How to Calculate Your Business’s Days Sales in Inventory (DSI)
Operations, Sales

How to Calculate Your Business’s Days Sales in Inventory (DSI)

May 13, 2024
As your business grows, you will notice it becoming increasingly important to carefully plan and manage your inventory to help streamline your operations, save resources, and maximise your profits. Sometimes, it may seem like your products are selling like hot cakes, while other times it might take weeks for the last item to be sold. The best way to get an accurate sense of how fast your inventory moves is to use data to track it. This is where your Days of Sales Inventory, or DSI, comes in.

What is Days Sales of Inventory (DSI)?

Days Sales of Inventory (DSI) is a measure used to determine the average number of days it takes for your business to sell its products or inventory.

Generally, a lower average number of days is better for your business. This means you have less inventory on hand, resulting in lower overhead costs, and indicates that your sales are strong.


How do you calculate it?

There are two ways to calculate DSI, and the one you choose will depend on your company’s accounting practices.

In the first version, you calculate the average inventory based on the inventory at the end of the accounting period, such as the end of the fiscal year.

In the second version, you consider both the end-date and start-date inventory values to find the average. This gives you the DSI value for that specific time period.

You can use the following formula:

DSI = (Average Inventory/Cost of Goods Sold) x 365

Note that Cost of Goods Sold (COGS) includes labour, materials, and other expenses directly related to manufacturing your products.

Here’s an example:

Let’s say that you have a total inventory value of R100,000 and your COGS for a fiscal year was R800,000. To calculate the DSI, simply plug in these numbers into the formula provided:

DSI = (100,000/800,000) x 365 = 45.6 days


Why is the DSI ratio so important?

You need to calculate your DSI because it gives you valuable insight into your inventory management efficiency and your business’s overall performance. Since the DSI value discloses how quickly you sell your inventory, it will help you understand the average time it takes to clear your inventory through sales.


What do low and high DSI levels indicate?

A low DSI number would suggest that you are selling your inventory quickly, which, as mentioned, is generally a good sign for revenue generation.

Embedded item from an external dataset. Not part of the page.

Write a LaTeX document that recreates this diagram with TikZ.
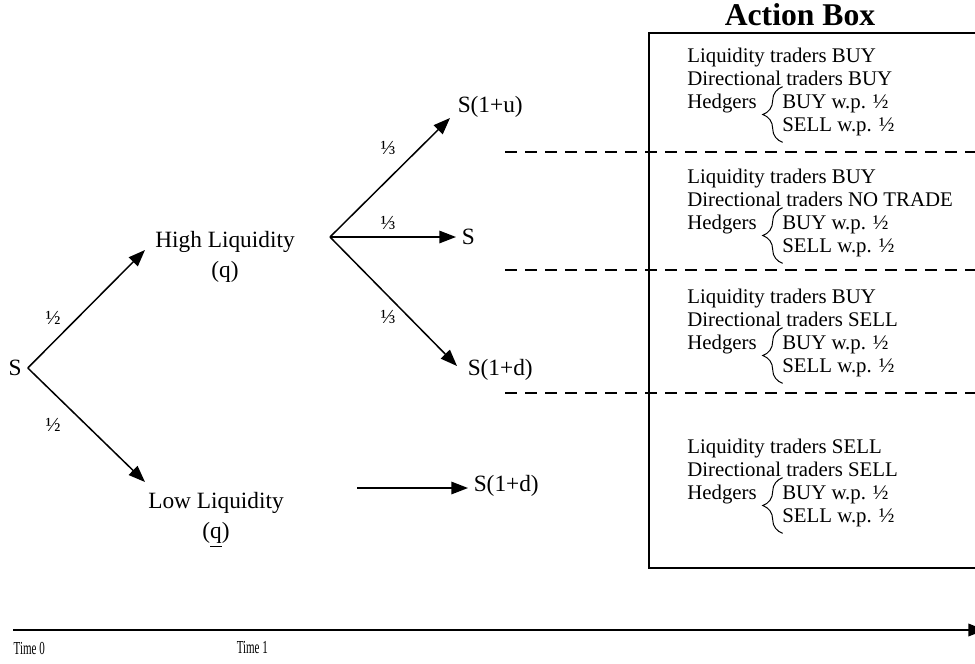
\documentclass[tikz,border=0pt]{standalone}
\usepackage{graphicx}
\usepackage{fontspec}
\setmainfont{Liberation Serif}
\usetikzlibrary{arrows.meta,decorations.pathreplacing}
\begin{document}
\begin{tikzpicture}[x=0.6pt, y=-0.6pt, line width=0.9pt, >={Triangle[length=10pt,width=7.5pt]},
	lbl/.style={font=\fontsize{14}{18}\selectfont, align=center},
	prob/.style={font=\fontsize{12}{14}\selectfont},
	boxtxt/.style={font=\fontsize{12.5}{14}\selectfont, anchor=west, text height=9pt, text depth=3pt},
	timelbl/.style={font=\fontsize{11}{13}\selectfont, anchor=west, inner sep=0},
	sep/.style={dash pattern=on 7pt off 5pt, line width=1.2pt},
	hbrace/.style={decorate, decoration={brace, amplitude=12pt}, line width=0.6pt} ]
	\useasboundingbox (0,0) rectangle (975,663);
	% tree
	\node[lbl] (s0) at (15,368) {S};
	\node[lbl] (hi) at (225,257) {High Liquidity\\(q)};
	\node[lbl] (lo) at (216,520) {Low Liquidity\\(\underline{q})};
	\node[lbl, anchor=west, inner sep=0] (su) at (457,107) {S(1+u)};
	\node[lbl, anchor=west, inner sep=0] (sm) at (461,237) {S};
	\node[lbl, anchor=west, inner sep=0] (sd) at (467,370) {S(1+d)};
	\node[lbl, anchor=west, inner sep=0] (sdlo) at (473,486) {S(1+d)};
	\coordinate (hiin) at (145,250);
	\coordinate (loin) at (145,482);
	\coordinate (hiout) at (330,237);
	\coordinate (loout) at (357,488);
	\draw[->] (s0.east) -- (hiin);
	\draw[->] (s0.east) -- (loin);
	\draw[->] (hiout) -- ([shift={(-7,11)}]su.west);
	\draw[->] (hiout) -- ([xshift=-3pt]sm.west);
	\draw[->] (hiout) -- ([shift={(-10,-4)}]sd.west);
	\draw[->] (loout) -- ([shift={(-5,2)}]sdlo.west);
	\node[prob] (phi) at (53,318) {½};
	\node[prob] (plo) at (53,425) {½};
	\foreach \y [count=\i] in {148,223,317}
		\node[prob] (pt\i) at (388,\y) {⅓};
	% action box
	\foreach \y in {152,270,393}
		\draw[sep] (505,\y) -- (985,\y);
	\draw[line width=1.2pt] (649,33) rectangle (985,568);
	\node[font=\bfseries\fontsize{19}{22}\selectfont] (title) at (800,15) {Action Box};
	\foreach \y/\lq/\dq [count=\i] in {57/BUY/BUY, 178/BUY/NO TRADE, 298/BUY/SELL, 448/SELL/SELL}{
		\node[boxtxt] (liq\i) at (681,\y) {Liquidity traders \lq};
		\node[boxtxt] (dir\i) at (681,\y+23) {Directional traders \dq};
		\node[boxtxt] (hedg\i) at (681,\y+46) {Hedgers};
		\node[boxtxt] (buy\i) at (776,\y+46) {BUY w.p. ½};
		\node[boxtxt] (sell\i) at (776,\y+69) {SELL w.p. ½};
		\draw[hbrace] ([xshift=4pt]sell\i.south west) -- ([xshift=4pt]buy\i.north west);
	}
	% time axis
	\coordinate (tstart) at (13,630);
	\coordinate (tend) at (985,630);
	\draw[->, line width=1.2pt] (tstart) -- (tend);
	\node[timelbl] (time0) at (13,648) {\scalebox{0.6}[1]{Time 0}};
	\node[timelbl] (time1) at (236,648) {\scalebox{0.6}[1]{Time 1}};
\end{tikzpicture}
\end{document}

Alternatively, a high DSI number indicates that your inventory turnover is slower. This could be because you are selling products with a long shelf life, or you are facing some difficulties in moving your inventory.

How often should I calculate my business’s DSI?

It’s best to calculate your DSI regularly – preferably at the end of each accounting period, whether monthly, quarterly, or annually. This will help you consistently track inventory efficiency and make timely adjustments as needed.

When you regularly monitor your DSI, you will be in a great position to spot trends, address issues as they come up, and adapt your inventory management to meet changing market demands.


The best tools to help you calculate your DSI

Here are some software programmes that include features for tracking inventory levels, which can help you calculate your DSI:

  • QuickBooks
  • SAP Business One
  • Microsoft Dynamics GP
  • Oracle
  • Sage 50
  • NetSuite

A final word

The point we want to drive home is that DSI is a valuable tool for measuring how quickly your inventory sells and regularly monitoring it will give you important insights into your business’s operational efficiency and flexibility.